Alliance for Equality of Blind Canadians president, Robin East, won a victory complimentary to the “one seat, one fare” decision in a CTA ruling against Air Canada and Air Canada Jazz in June of 2008. I know this man. He stands over 6 feet 2 inches tall. He travels a great deal…with his guide dog. He explained to me that sometimes, the airlines (Specifically Air Canada and Air Canada Jazz) would not provide him with adequate space for his guide dog when he traveled. (Airlines would provide an extra seat (or bulkhead seating on Westjet) as a courtesy, only when the flight was not sold out. (I have flown at least once on all three airlines with Opal. Twice I got the extra seat, once I did not. The time I did not? Not too comfy for us…and I’m 5’2″) Often, Robin would end up scrunched into a center section seat with his dog wedged between his legs, sometimes for hours. This is a horrendous hardship on the dog, the handler and the adjacent passengers don’t care for it much either). As a result of the ruling, these airlines must now provide sufficient floor space for registered service dogs who fly with their handlers (within Canada) on all aircraft that have over 30 seats.
I am fascinated with how things get done here in Halifax through Council. I am equally interested in what does NOT get done. Our transit system for example, just scored 1.2 million dollars from HRM City council. How so and what for, you ask? The money is for a ‘security camera system’ on transit buses and ferries. It arose after a number of drivers were ‘attacked’ while on the job and the subsequent outcry from their union, as well as the press around it. I think the media attention on this whole thing is what really propelled HRM Council to move the money through to Metro Transit like greased lightning. After all, the city does not want to appear negligent or uncaring about the safety of bus drivers. The teary radio interviews (I bet TV stuff was even more melodramatic) with the female compadres of the driver who was attacked, really cinched it. I don’t have any objection to driver- safety initiatives or union representation. The problem is, the idea of cameras on buses for protection, is silly. My informal survey of female drivers has found that they don’t think security cameras on buses will be effective in keeping them safe from the truly crazy, drunk and doped-up nuts who are the most likely to go spontaneously berserk and attack them. These types of live-wire attackers will not pause and reflect on the presence of a camera over their heads before they punch out a driver for not accepting their transfer or refusing to ‘make out’ with them. It could be that grainy images of an attack, after the fact, will be moderately helpful in getting a conviction in court or compensation from the maimed driver’s employer (HRM).

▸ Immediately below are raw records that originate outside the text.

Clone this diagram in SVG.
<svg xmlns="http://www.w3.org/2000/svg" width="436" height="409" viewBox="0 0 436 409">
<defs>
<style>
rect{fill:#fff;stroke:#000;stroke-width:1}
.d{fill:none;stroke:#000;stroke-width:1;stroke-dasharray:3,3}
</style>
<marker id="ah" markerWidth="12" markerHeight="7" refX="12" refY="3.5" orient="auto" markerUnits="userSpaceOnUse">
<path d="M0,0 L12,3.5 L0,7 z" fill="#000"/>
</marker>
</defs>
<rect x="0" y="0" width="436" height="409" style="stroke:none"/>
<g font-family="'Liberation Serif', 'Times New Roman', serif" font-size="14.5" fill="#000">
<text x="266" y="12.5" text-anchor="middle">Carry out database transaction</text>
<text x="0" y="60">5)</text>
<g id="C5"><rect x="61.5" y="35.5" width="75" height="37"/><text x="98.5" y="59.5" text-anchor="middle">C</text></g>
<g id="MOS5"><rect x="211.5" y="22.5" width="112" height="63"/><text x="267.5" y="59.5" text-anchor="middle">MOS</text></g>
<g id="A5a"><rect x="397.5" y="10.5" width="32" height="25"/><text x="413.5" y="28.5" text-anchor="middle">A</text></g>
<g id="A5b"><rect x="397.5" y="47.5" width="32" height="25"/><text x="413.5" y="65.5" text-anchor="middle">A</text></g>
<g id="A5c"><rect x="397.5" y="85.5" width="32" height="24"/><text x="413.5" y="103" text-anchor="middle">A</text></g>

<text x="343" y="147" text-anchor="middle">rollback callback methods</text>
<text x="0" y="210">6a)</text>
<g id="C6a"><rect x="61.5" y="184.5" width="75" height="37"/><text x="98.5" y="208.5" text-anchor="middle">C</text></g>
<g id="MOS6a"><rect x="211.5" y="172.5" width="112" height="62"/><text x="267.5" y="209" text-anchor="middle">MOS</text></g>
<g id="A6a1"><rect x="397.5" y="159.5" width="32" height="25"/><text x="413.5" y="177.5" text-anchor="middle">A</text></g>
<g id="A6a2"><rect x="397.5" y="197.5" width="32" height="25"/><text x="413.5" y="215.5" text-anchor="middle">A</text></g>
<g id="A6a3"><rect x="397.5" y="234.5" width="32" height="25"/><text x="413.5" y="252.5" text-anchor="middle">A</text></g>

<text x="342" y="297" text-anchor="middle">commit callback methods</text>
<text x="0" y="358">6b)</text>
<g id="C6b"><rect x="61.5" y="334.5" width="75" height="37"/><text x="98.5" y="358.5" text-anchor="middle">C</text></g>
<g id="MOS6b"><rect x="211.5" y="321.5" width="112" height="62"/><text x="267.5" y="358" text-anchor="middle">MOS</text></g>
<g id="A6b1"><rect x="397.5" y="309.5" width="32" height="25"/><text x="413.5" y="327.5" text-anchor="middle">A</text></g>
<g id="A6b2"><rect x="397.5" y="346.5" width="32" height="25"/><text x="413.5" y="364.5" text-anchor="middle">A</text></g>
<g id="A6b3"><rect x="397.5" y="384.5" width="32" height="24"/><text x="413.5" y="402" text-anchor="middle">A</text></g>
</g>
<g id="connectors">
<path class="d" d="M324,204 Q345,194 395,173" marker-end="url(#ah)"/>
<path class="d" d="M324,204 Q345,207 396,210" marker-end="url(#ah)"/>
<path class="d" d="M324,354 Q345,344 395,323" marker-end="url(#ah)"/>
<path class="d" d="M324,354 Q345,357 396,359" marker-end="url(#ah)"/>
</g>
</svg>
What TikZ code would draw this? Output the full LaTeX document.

My complaint is that our transit system gets funded, under funded, or not funded at all, in a way that is a knee-jerk reaction to situations, trends or public pressure. Spending seems to be totally unprioritized. We STILL, after one year of testing, do not have a functioning ‘real time go-time’ service. I can’t recall the price tag on that, project, but whatever it was, it was huge. It should be given priority to get it WORKING at all costs, over some of other recent add-on expenditures, like security cameras. For example the city also purchased some hybrid diesel Transit buses last year because of the push from the HRM’s official environmental geeks (I am a non-official geek supporter). They moved so quickly to tender the purchase of the buses, that they scored vehicles which apparently have proven to be defective. I hear they are going back to the seller. We have no critically-needed voice enunciator system in Halifax, and apparently no plan to find money for it any time soon. The list goes on.